- _RECORDS SHOWN_
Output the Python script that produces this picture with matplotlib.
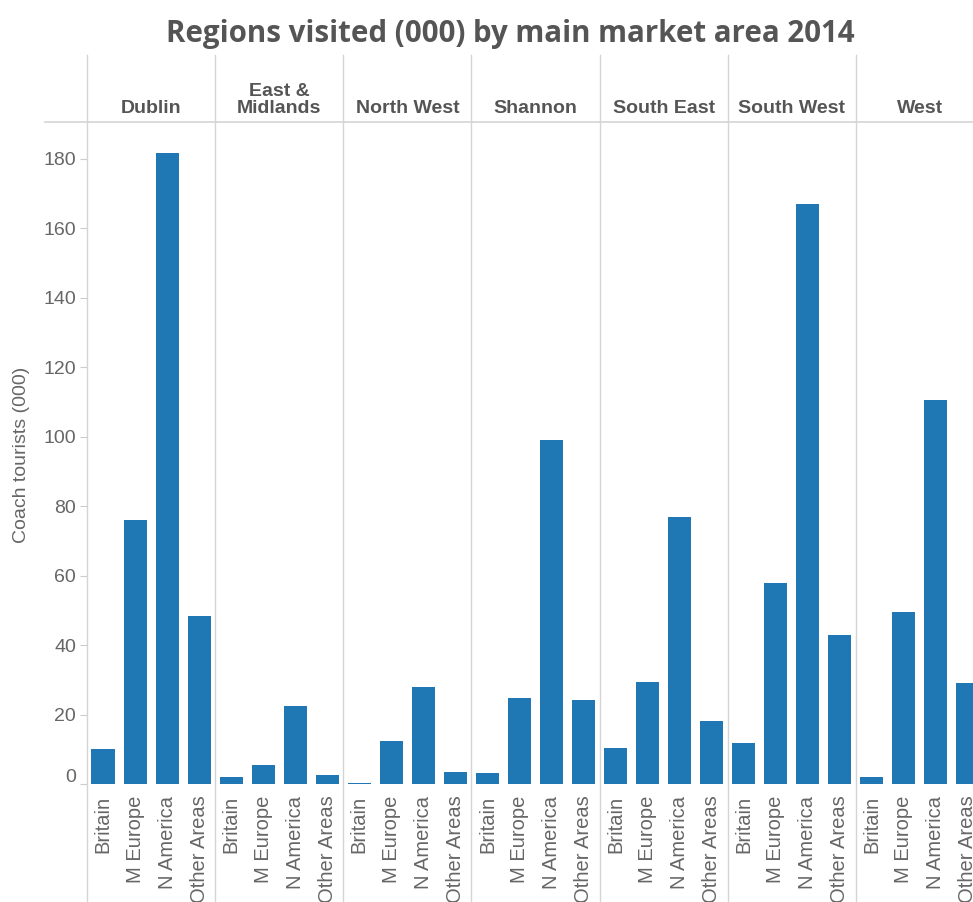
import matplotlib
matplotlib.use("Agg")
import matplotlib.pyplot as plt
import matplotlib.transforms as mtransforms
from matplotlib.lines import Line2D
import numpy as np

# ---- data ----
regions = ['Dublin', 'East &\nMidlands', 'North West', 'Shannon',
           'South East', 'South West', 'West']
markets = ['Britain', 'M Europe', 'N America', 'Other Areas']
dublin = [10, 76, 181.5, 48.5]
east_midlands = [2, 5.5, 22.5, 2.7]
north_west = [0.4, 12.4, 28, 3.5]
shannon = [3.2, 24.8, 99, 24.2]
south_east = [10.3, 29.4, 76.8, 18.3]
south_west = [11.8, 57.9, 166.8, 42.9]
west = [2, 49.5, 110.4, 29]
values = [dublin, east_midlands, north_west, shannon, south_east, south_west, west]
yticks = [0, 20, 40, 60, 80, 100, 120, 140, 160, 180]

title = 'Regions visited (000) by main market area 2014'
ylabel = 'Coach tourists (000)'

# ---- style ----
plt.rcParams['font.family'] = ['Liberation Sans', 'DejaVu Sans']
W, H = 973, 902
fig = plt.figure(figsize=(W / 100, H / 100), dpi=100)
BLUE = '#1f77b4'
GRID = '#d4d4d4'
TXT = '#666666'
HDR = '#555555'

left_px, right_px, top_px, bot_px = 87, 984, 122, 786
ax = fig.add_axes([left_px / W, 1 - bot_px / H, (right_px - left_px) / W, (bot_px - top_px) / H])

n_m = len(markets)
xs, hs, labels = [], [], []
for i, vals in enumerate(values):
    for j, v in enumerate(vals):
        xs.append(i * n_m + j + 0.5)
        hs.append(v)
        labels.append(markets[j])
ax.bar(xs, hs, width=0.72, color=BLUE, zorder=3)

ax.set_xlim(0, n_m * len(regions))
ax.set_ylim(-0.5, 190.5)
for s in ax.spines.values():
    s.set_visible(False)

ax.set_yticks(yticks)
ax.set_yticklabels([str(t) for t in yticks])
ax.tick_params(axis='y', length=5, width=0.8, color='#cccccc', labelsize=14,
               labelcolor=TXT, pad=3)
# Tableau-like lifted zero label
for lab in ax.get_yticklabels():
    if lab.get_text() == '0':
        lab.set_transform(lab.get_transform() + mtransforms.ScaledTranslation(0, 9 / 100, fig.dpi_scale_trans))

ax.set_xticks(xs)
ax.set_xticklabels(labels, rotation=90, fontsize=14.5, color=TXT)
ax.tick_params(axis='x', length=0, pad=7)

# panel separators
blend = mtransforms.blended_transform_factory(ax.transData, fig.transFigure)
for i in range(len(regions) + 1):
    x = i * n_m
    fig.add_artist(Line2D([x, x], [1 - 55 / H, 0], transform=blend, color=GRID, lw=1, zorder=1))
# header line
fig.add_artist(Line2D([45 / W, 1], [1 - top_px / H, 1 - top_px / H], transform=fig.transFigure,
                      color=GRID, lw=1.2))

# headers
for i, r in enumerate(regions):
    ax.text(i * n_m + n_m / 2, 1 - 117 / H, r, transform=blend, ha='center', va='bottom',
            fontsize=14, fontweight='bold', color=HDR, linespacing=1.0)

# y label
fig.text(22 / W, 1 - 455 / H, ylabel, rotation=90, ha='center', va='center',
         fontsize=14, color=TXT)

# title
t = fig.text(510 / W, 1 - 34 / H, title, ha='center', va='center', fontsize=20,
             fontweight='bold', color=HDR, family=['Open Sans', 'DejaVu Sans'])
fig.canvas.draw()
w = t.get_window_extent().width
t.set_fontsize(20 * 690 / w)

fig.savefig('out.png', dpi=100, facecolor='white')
* * *
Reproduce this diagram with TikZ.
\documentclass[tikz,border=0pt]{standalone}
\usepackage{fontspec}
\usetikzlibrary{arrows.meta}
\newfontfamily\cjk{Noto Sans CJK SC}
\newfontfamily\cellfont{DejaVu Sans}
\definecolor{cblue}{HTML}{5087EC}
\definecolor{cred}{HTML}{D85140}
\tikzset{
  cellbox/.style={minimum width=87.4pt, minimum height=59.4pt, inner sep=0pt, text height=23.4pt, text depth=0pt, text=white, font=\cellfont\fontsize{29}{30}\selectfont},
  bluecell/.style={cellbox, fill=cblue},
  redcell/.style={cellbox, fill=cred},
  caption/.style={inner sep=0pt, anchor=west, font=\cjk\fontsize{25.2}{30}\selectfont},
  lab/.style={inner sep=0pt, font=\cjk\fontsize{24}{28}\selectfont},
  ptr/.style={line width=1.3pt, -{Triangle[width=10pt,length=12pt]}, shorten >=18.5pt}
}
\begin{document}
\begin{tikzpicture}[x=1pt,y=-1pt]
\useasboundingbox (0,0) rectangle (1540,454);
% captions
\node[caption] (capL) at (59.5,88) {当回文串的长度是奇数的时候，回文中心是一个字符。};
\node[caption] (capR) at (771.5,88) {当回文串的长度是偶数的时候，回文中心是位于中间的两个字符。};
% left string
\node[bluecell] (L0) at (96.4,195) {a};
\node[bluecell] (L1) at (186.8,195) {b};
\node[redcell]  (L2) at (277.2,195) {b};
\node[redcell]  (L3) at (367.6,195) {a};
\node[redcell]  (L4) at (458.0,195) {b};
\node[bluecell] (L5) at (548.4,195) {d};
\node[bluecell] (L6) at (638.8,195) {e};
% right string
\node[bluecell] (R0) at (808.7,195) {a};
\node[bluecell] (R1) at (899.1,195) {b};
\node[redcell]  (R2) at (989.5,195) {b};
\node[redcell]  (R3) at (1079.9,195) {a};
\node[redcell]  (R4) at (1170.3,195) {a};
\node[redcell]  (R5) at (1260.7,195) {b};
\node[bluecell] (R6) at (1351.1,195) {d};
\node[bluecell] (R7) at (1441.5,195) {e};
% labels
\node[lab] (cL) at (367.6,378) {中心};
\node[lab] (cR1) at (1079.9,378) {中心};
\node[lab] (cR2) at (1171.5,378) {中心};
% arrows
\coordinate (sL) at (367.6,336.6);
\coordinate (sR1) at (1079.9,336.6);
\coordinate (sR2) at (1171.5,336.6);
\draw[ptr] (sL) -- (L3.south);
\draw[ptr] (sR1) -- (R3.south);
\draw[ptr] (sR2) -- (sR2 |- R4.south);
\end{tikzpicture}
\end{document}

- _TASK DESCRIPTION_
Drop the images and output only the lines from the one that contains "Output the Python" to the one that contains "ax = fig.add_axes([left_px", both included.

- _SOLUTION BELOW_
Output the Python script that produces this picture with matplotlib.
import matplotlib
matplotlib.use("Agg")
import matplotlib.pyplot as plt
import matplotlib.transforms as mtransforms
from matplotlib.lines import Line2D
import numpy as np

# ---- data ----
regions = ['Dublin', 'East &\nMidlands', 'North West', 'Shannon',
           'South East', 'South West', 'West']
markets = ['Britain', 'M Europe', 'N America', 'Other Areas']
dublin = [10, 76, 181.5, 48.5]
east_midlands = [2, 5.5, 22.5, 2.7]
north_west = [0.4, 12.4, 28, 3.5]
shannon = [3.2, 24.8, 99, 24.2]
south_east = [10.3, 29.4, 76.8, 18.3]
south_west = [11.8, 57.9, 166.8, 42.9]
west = [2, 49.5, 110.4, 29]
values = [dublin, east_midlands, north_west, shannon, south_east, south_west, west]
yticks = [0, 20, 40, 60, 80, 100, 120, 140, 160, 180]

title = 'Regions visited (000) by main market area 2014'
ylabel = 'Coach tourists (000)'

# ---- style ----
plt.rcParams['font.family'] = ['Liberation Sans', 'DejaVu Sans']
W, H = 973, 902
fig = plt.figure(figsize=(W / 100, H / 100), dpi=100)
BLUE = '#1f77b4'
GRID = '#d4d4d4'
TXT = '#666666'
HDR = '#555555'

left_px, right_px, top_px, bot_px = 87, 984, 122, 786
ax = fig.add_axes([left_px / W, 1 - bot_px / H, (right_px - left_px) / W, (bot_px - top_px) / H])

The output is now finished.